Legendary Pop singer and actress Whitney Houston has died at age 48 on Saturday night.
Police confirmed she was found unconscious in her hotel room at the Beverly Hilton in Los Angeles where she had been staying as a guest, and was pronounced dead at 3:55pm (11.55pm GMT). Fire department personnel and hotel staff tried in vain to resuscitate her before the police arrived.
No reason for her death has yet been disclosed but police have said there was “no obvious signs of criminal intent” and that “She has been positively identified by friends and family that were with her at the hotel.
Houston, who struggled with addiction problems over the years, sold more than 170 million albums, singles and videos over her career.
The daughter of singer Cissy Houston, Whitney was born on August 9, 1963, in Newark, New Jersey. Famed music producer Clive Davis reportedly spotted Houston 20 years later in a New York nightclub, signing her on the spot.
The singer’s rendition of the national anthem at the 1991 Super Bowl, days into the first Persian Gulf War, earned raves and cemented her place in the American musical landscape.

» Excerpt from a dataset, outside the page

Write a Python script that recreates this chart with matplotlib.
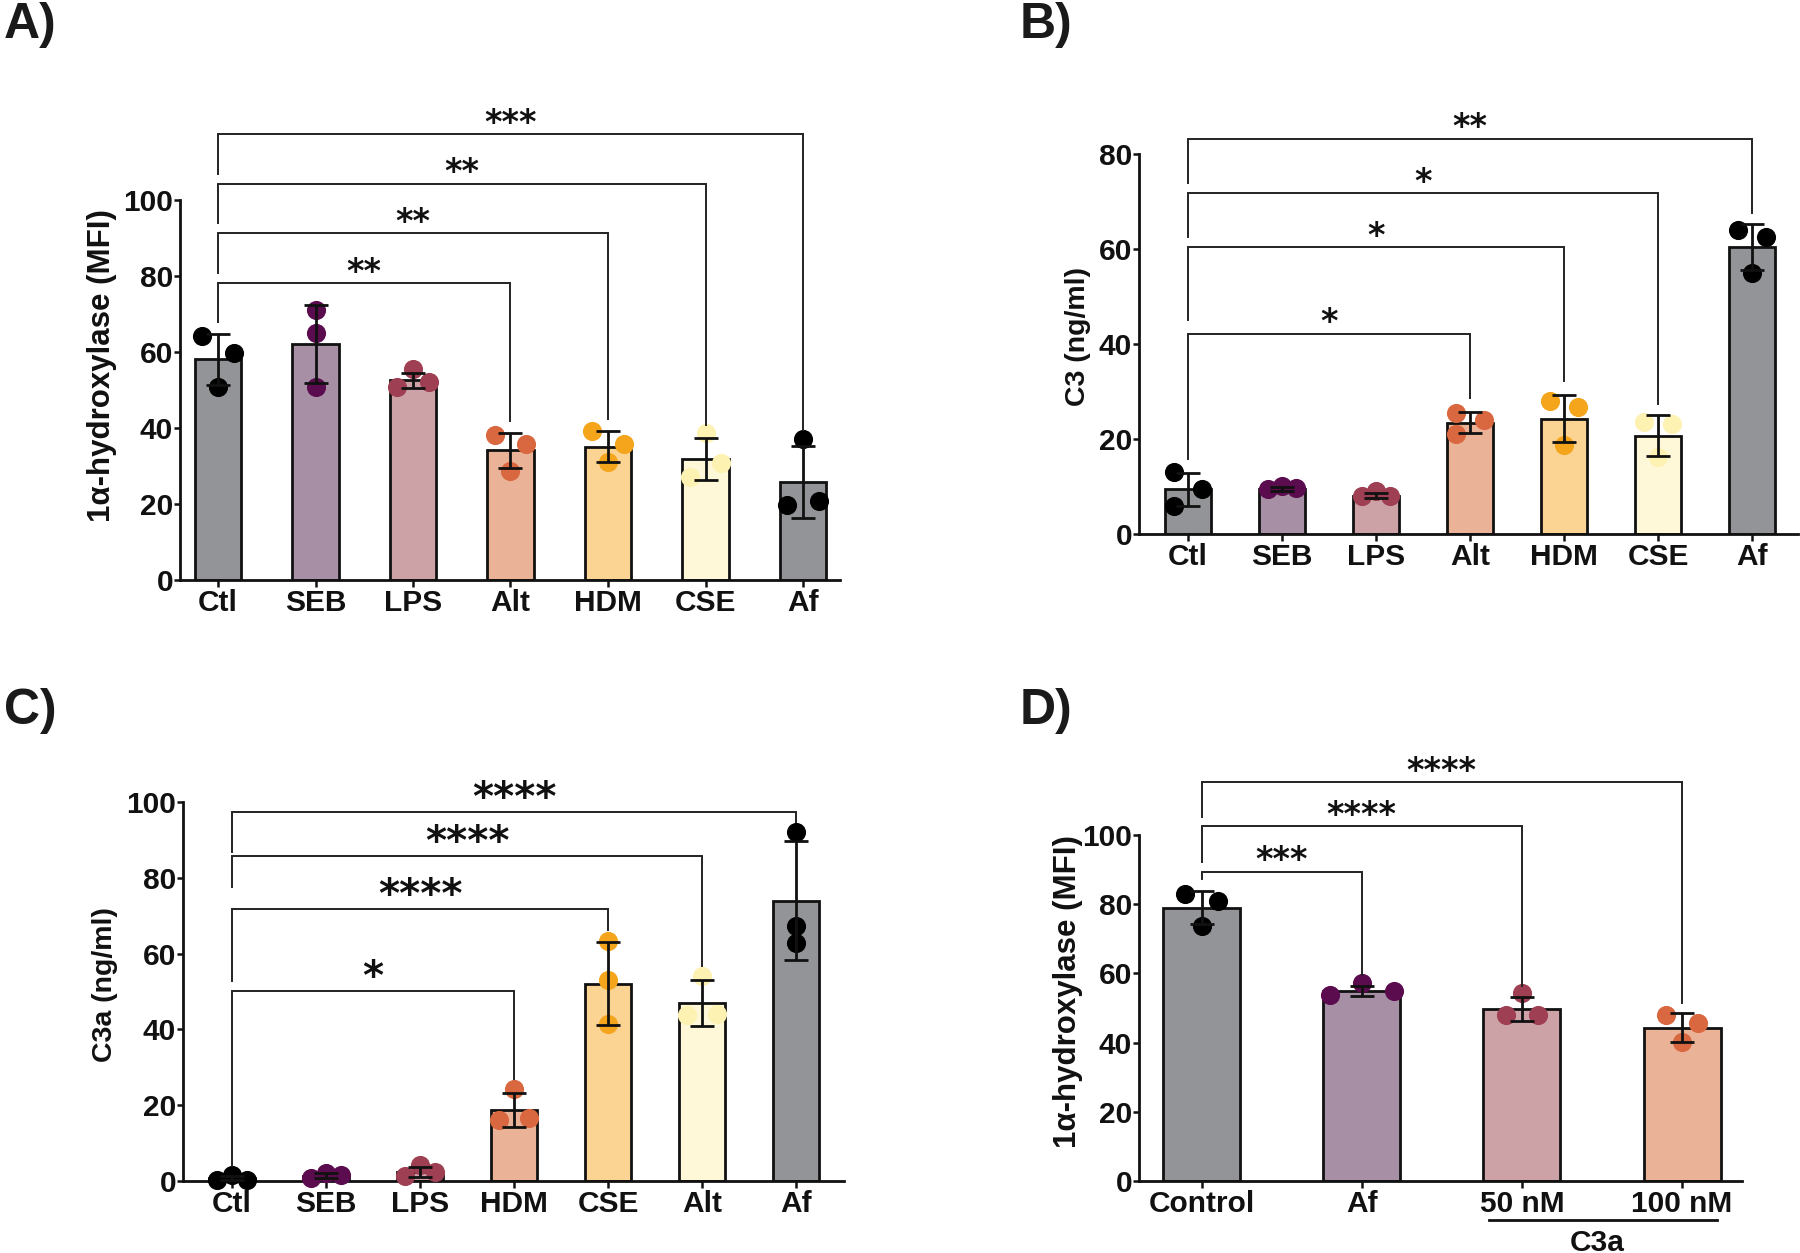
import matplotlib.pyplot as plt
import numpy as np

# ---- data ----
A_labels = ['Ctl', 'SEB', 'LPS', 'Alt', 'HDM', 'CSE', 'Af']
A_mean = [58.1, 62.1, 52.6, 34.1, 35.1, 31.8, 25.8]
A_sd = [6.7, 10.3, 2.0, 4.7, 4.0, 5.6, 9.5]
A_pts = [[64.3, 59.8, 50.9], [71.1, 64.9, 50.9], [50.9, 55.5, 52.1], [38.1, 35.9, 28.8],
         [39.1, 35.9, 31.0], [38.8, 30.8, 27.0], [37.2, 19.8, 20.9]]
A_sig = [(0, 3, 78.2, 67.8, 41.9, '**'), (0, 4, 91.2, 80.8, 42.3, '**'),
         (0, 5, 104.3, 93.9, 40.9, '**'), (0, 6, 117.3, 106.9, 39.5, '***')]

B_labels = ['Ctl', 'SEB', 'LPS', 'Alt', 'HDM', 'CSE', 'Af']
B_mean = [9.4, 9.5, 8.1, 23.4, 24.3, 20.7, 60.4]
B_sd = [3.5, 0.45, 0.5, 2.2, 5.0, 4.3, 4.8]
B_pts = [[13.1, 9.4, 5.9], [9.4, 10.2, 9.7], [8.1, 9.1, 8.1], [25.4, 24.0, 21.1],
         [28.0, 26.8, 18.7], [23.5, 23.1, 16.2], [63.9, 62.6, 54.9]]
B_sig = [(0, 3, 42.2, 15.8, 28.6, '*'), (0, 4, 60.4, 45.1, 32.2, '*'),
         (0, 5, 71.7, 62.5, 27.3, '*'), (0, 6, 83.2, 74.0, 67.5, '**')]

C_labels = ['Ctl', 'SEB', 'LPS', 'HDM', 'CSE', 'Alt', 'Af']
C_mean = [0.7, 1.4, 2.3, 18.7, 52.1, 47.0, 73.9]
C_sd = [0.5, 0.65, 1.3, 4.4, 11.0, 6.0, 15.7]
C_pts = [[0.3, 1.5, 0.3], [0.9, 2.0, 1.7], [1.2, 4.3, 2.3], [24.3, 16.2, 16.6],
         [63.3, 53.0, 41.4], [54.2, 43.7, 44.1], [92.1, 67.3, 62.8]]
C_sig = [(0, 3, 50.2, 4.0, 26.9, '*'), (0, 4, 71.7, 52.8, 66.1, '****'),
         (0, 5, 85.7, 77.5, 56.8, '****'), (0, 6, 97.4, 86.8, 94.6, '****')]

D_labels = ['Control', 'Af', '50 nM', '100 nM']
D_mean = [79.0, 54.9, 49.7, 44.3]
D_sd = [4.7, 1.45, 3.5, 4.15]
D_pts = [[82.9, 80.8, 73.8], [53.8, 57.1, 54.8], [54.2, 48.0, 48.0], [47.9, 45.8, 40.1]]
D_sig = [(0, 1, 89.4, 87.2, 59.6, '***'), (0, 2, 102.6, 92.3, 56.5, '****'),
         (0, 3, 115.3, 105.3, 51.4, '****')]

# horizontal spread of the dots (in units of one dot step)
A_off = [(-1, 1, 0), (0, 0, 0), (-1, 0, 1), (-1, 1, 0), (-1, 1, 0), (0, 1, -1), (0, -1, 1)]
B_off = [(-1, 1, -1), (-1, 0, 1), (-1, 0, 1), (-1, 1, -1), (-1, 1, 0), (-1, 1, 0), (-1, 1, 0)]
C_off = [(-1, 0, 1), (-1, 0, 1), (-1, 0, 1), (0, -1, 1), (0, 0, 0), (0, -1, 1), (0, 0, 0)]
D_off = [(-1, 1, 0), (-2, 0, 2), (0, -1, 1), (-1, 1, 0)]

bar_pal = ['#939498', '#a790a6', '#cda2a6', '#eab296', '#fbd493', '#fef8d8', '#939498']
dot_pal = ['#000000', '#5b0c4f', '#9e3f54', '#d9673f', '#f4a51c', '#fdf2b2', '#000000']

ARIAL = ['Liberation Sans', 'DejaVu Sans']

W, H = 1800, 1253
fig = plt.figure(figsize=(18, 12.53), dpi=100)


def panel(xl, xr, y0, ytop, x0, dx, labels, means, sds, pts, offs, sig, ymax, ylabel,
          lab_x, lab_y, lab_size, spread, star_size=24, bw=0.48):
    ax = fig.add_axes([xl / W, 1 - y0 / H, (xr - xl) / W, (y0 - ytop) / H])
    x = np.arange(len(labels))
    ax.bar(x, means, width=bw, color=bar_pal[:len(labels)], edgecolor='#111111',
           linewidth=2.0, zorder=2)
    for i in range(len(labels)):
        ax.scatter(x[i] + np.array(offs[i]) * spread, pts[i], s=190, color=dot_pal[i],
                   linewidths=0, zorder=3, clip_on=False)
    ax.errorbar(x, means, yerr=sds, fmt='none', ecolor='#111111', elinewidth=2.0,
                capsize=8.5, capthick=2.0, zorder=4, clip_on=False)
    for i, j, yb, lleg, rleg, stars in sig:
        ax.plot([x[i], x[i], x[j], x[j]], [lleg, yb, yb, rleg], color='#222222', lw=1.4,
                clip_on=False, zorder=5, solid_joinstyle='miter')
        ax.annotate(stars, ((x[i] + x[j]) / 2, yb), xytext=(0, -0.17 * star_size),
                    textcoords='offset points', ha='center', va='bottom',
                    fontsize=star_size, fontweight='bold', family='DejaVu Sans',
                    annotation_clip=False, color='#111111')
    ax.set_xlim((xl - x0) / dx, (xr - x0) / dx)
    ax.set_ylim(0, ymax)
    ax.set_yticks(np.arange(0, ymax + 1, 20))
    ax.set_xticks(x)
    ax.set_xticklabels(labels)
    for s in ['top', 'right']:
        ax.spines[s].set_visible(False)
    for s in ['left', 'bottom']:
        ax.spines[s].set_linewidth(2.0)
        ax.spines[s].set_color('#111111')
    ax.tick_params(axis='x', length=5, width=1.8, pad=1.2, color='#111111')
    ax.tick_params(axis='y', length=4, width=1.8, pad=1, color='#111111')
    for t in ax.get_xticklabels() + ax.get_yticklabels():
        t.set_fontsize(21.5)
        t.set_fontweight('bold')
        t.set_family(ARIAL)
        t.set_color('#111111')
    ax.set_ylabel(ylabel, fontsize=lab_size, fontweight='bold', family=ARIAL, color='#111111')
    ax.yaxis.label.set_va('center')
    ax.yaxis.set_label_coords((lab_x - xl) / (xr - xl), (y0 - lab_y) / (y0 - ytop))
    return ax


panel(180, 840, 580, 200, 218, 97.5, A_labels, A_mean, A_sd, A_pts, A_off, A_sig, 100,
      '1\u03b1-hydroxylase (MFI)', 102, 366, 22.5, 0.16)
panel(1139, 1798, 534, 154, 1188, 94, B_labels, B_mean, B_sd, B_pts, B_off, B_sig, 80,
      'C3 (ng/ml)', 1078, 336, 20.5, 0.15)
panel(183, 844, 1181, 802, 232, 94, C_labels, C_mean, C_sd, C_pts, C_off, C_sig, 100,
      'C3a (ng/ml)', 105, 985, 20.5, 0.16, star_size=29)
axD = panel(1139, 1742, 1181, 835, 1201.5, 160.2, D_labels, D_mean, D_sd, D_pts, D_off,
            D_sig, 100, '1\u03b1-hydroxylase (MFI)', 1068, 992, 22.5, 0.1, bw=0.48)

# group line under the C3a doses
trD = axD.get_xaxis_transform()
axD.plot([1.795, 3.218], [-0.112, -0.112], color='#111111', lw=2.0, transform=trD,
         clip_on=False)
axD.text(2.47, -0.178, 'C3a', transform=trD, ha='center', va='center', fontsize=21.5,
         fontweight='bold', family=ARIAL, color='#111111')

for lab, px, py in [('A)', 4, 2), ('B)', 1020, 2), ('C)', 4, 688), ('D)', 1020, 688)]:
    fig.text(px / W, 1 - py / H, lab, ha='left', va='top', fontsize=36, fontweight='bold',
             family=ARIAL, color='#1a1a1a')

fig.savefig('out.png', dpi=100)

After “The Bodyguard,” Houston went on to appear in several more films in the 1990s, including “Waiting to Exhale.”
In 2000, Houston earned her sixth Grammy for best female R&B performance and, a month later, she was named female artist of the decade at the “Soul Train” Music Awards. Houston died on the eve of this year’s Grammy Awards.
Her career stalled, however, in subsequent years as she entered rehab for addiction problems. In May 2011, Houston got help for her much-publicized struggle with drugs and alcohol.
In a 2009 interview with Oprah Winfrey, Houston recalled how her mother arrived one day at her doorstep at her daughter’s house with sheriff’s officers and a court order in a drug intervention. She talked about doing cocaine and smoking marijuana.
Houston had a high-profile and tumultuous marriage to Bobby Brown, a former “New Edition” star who has had multiple brushes with the law. The couple appeared together in the mid-2000s on the reality show “Being Bobby Brown.”
Producer Clive Davis steered Houston’s career for more than 25 years, also serving as a mentor.